Would PSN have a problem dealing w/ the same IP pounding it w/ pings from 12 consols?

If by customers you mean that you're planning to charge for providing your own game-server hosting service then I can warn you that Sony would have a Tomahawk missile down your self-proclaimed hosepipe faster than you can gulp.

You've already pointed out the most important fact - GT5 isn't programmed to allow LAN connections at this time, it will only connect to a correctly authorised PD server.

You therefore have four options;

a) Create your own PSN server. This is inadvisable, especially given the tightened security.
b) Hack GT5 and the PS3s it's running on.
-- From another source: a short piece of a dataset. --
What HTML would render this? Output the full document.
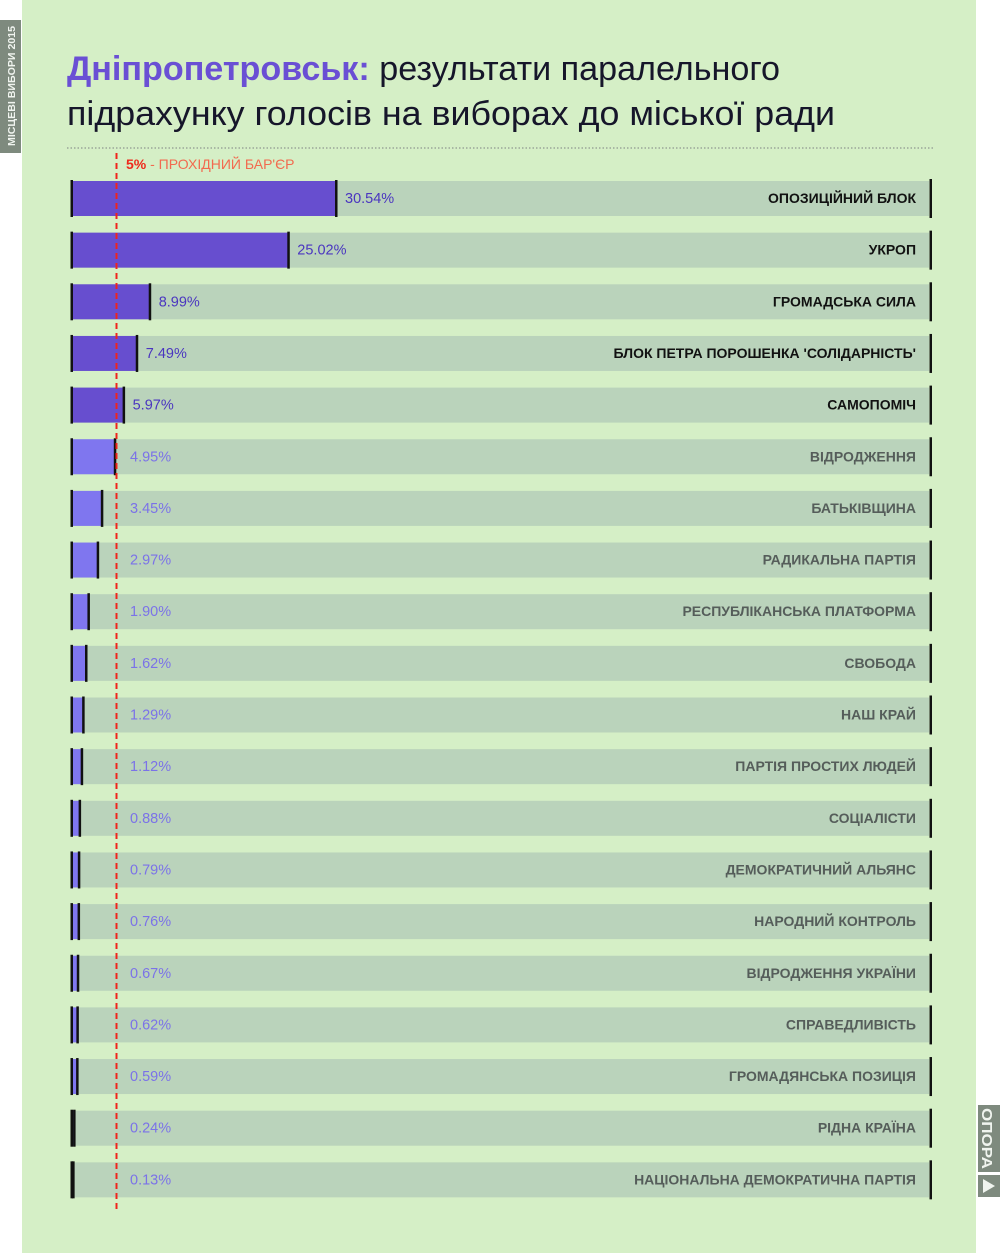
<!DOCTYPE html>
<html><head><meta charset="utf-8"><style>
html,body{margin:0;padding:0;background:#fff;}
svg{display:block;font-family:"Liberation Sans",sans-serif;}
</style></head><body>
<svg width="1000" height="1253" viewBox="0 0 1000 1253" xmlns="http://www.w3.org/2000/svg">
<rect x="22" y="0" width="954" height="1253" fill="#d5efc6"/>
<rect x="0" y="20" width="21" height="133" fill="#7e8a7e"/>
<text transform="translate(15,146) rotate(-90)" font-size="10" font-weight="bold" fill="#f0f4ef" textLength="120" lengthAdjust="spacingAndGlyphs">МІСЦЕВІ ВИБОРИ 2015</text>
<rect x="978" y="1105" width="22" height="67" fill="#7e8a7e"/>
<text transform="translate(982,1108) rotate(90)" font-size="15" font-weight="bold" fill="#f0f4ef" textLength="61" lengthAdjust="spacingAndGlyphs">ОПОРА</text>
<rect x="978" y="1175" width="22" height="22" fill="#7e8a7e"/>
<polygon points="983,1179 983,1193 995,1186" fill="#f0f4ef"/>
<text x="67" y="80" font-size="34" fill="#16162a" textLength="713" lengthAdjust="spacingAndGlyphs"><tspan font-weight="bold" fill="#6a4fd4">Дніпропетровськ:</tspan> результати паралельного</text>
<text x="67" y="125" font-size="34" fill="#16162a" textLength="768" lengthAdjust="spacingAndGlyphs">підрахунку голосів на виборах до міської ради</text>
<line x1="67" y1="148" x2="934" y2="148" stroke="#a9b8a4" stroke-width="2" stroke-dasharray="1.5 2"/>
<text x="126" y="169" font-size="14" fill="#f26a4f"><tspan font-weight="bold" fill="#ee2a1c">5%</tspan> - ПРОХІДНИЙ БАР'ЄР</text>
<g id="rows"></g>
<line x1="116.5" y1="153" x2="116.5" y2="1212" stroke="#f0241c" stroke-width="2" stroke-dasharray="6 4"/>
</svg>
<script>
var d=[["ОПОЗИЦІЙНИЙ БЛОК",30.54],["УКРОП",25.02],["ГРОМАДСЬКА СИЛА",8.99],["БЛОК ПЕТРА ПОРОШЕНКА 'СОЛІДАРНІСТЬ'",7.49],["САМОПОМІЧ",5.97],["ВІДРОДЖЕННЯ",4.95],["БАТЬКІВЩИНА",3.45],["РАДИКАЛЬНА ПАРТІЯ",2.97],["РЕСПУБЛІКАНСЬКА ПЛАТФОРМА",1.90],["СВОБОДА",1.62],["НАШ КРАЙ",1.29],["ПАРТІЯ ПРОСТИХ ЛЮДЕЙ",1.12],["СОЦІАЛІСТИ",0.88],["ДЕМОКРАТИЧНИЙ АЛЬЯНС",0.79],["НАРОДНИЙ КОНТРОЛЬ",0.76],["ВІДРОДЖЕННЯ УКРАЇНИ",0.67],["СПРАВЕДЛИВІСТЬ",0.62],["ГРОМАДЯНСЬКА ПОЗИЦІЯ",0.59],["РІДНА КРАЇНА",0.24],["НАЦІОНАЛЬНА ДЕМОКРАТИЧНА ПАРТІЯ",0.13]];
var s="";
d.forEach(function(r,i){
 var y=181+i*51.65, w=r[1]*8.645, dark=r[1]>=5, end=72+w;
 s+='<rect x="72" y="'+y+'" width="857" height="35" fill="#bad3bb"/>';
 s+='<rect x="72" y="'+y+'" width="'+w+'" height="35" fill="'+(dark?'#674ecf':'#7f76ef')+'"/>';
 s+='<rect x="70.5" y="'+(y-1)+'" width="2.5" height="37" fill="#111"/>';
 s+='<rect x="'+(end-1)+'" y="'+(y-1)+'" width="2.5" height="37" fill="#111"/>';
 s+='<rect x="929.5" y="'+(y-2)+'" width="2.5" height="39" fill="#111"/>';
 var tx=dark?end+9:130;
 s+='<text x="'+tx+'" y="'+(y+22)+'" font-size="14.5" fill="'+(dark?'#4a35c0':'#7b72e8')+'">'+r[1].toFixed(2)+'%</text>';
 s+='<text x="916" y="'+(y+22)+'" font-size="14" font-weight="bold" text-anchor="end" fill="'+(dark?'#111':'#555d5a')+'">'+r[0]+'</text>';
});
document.getElementById("rows").innerHTML=s;
</script>
</body></html>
That's an illegal and silly idea.
c) Wait for a LAN update
d) Give up.

Options (c) and (d) are the best...
 
Can 12 PS3’s connect to PSN from the same IP / ROUTER?

Yes. UKGTP15 at the end of this month is exactly that.

Where am I most likely to find my bottle necks?

Your switch.

What do I have to have on my end that won’t complicate things but allow the client farm of PS3’s to communicate on my customers connection, and my stuff is a fire hose and not a straw?

Set the 12 PS3s with accounts that are only visible to each other (so each has an 11-member Friends list of the other 11 accounts). This will prevent external connections - remember, a 12-console iLan will require no external communication beyond the room creation as the machines all communicate peer-to-peer through your cabling and switch, but an extra external console in your Lobby creates 12 sets of communication to the outside and 12 sets of communication from the outside.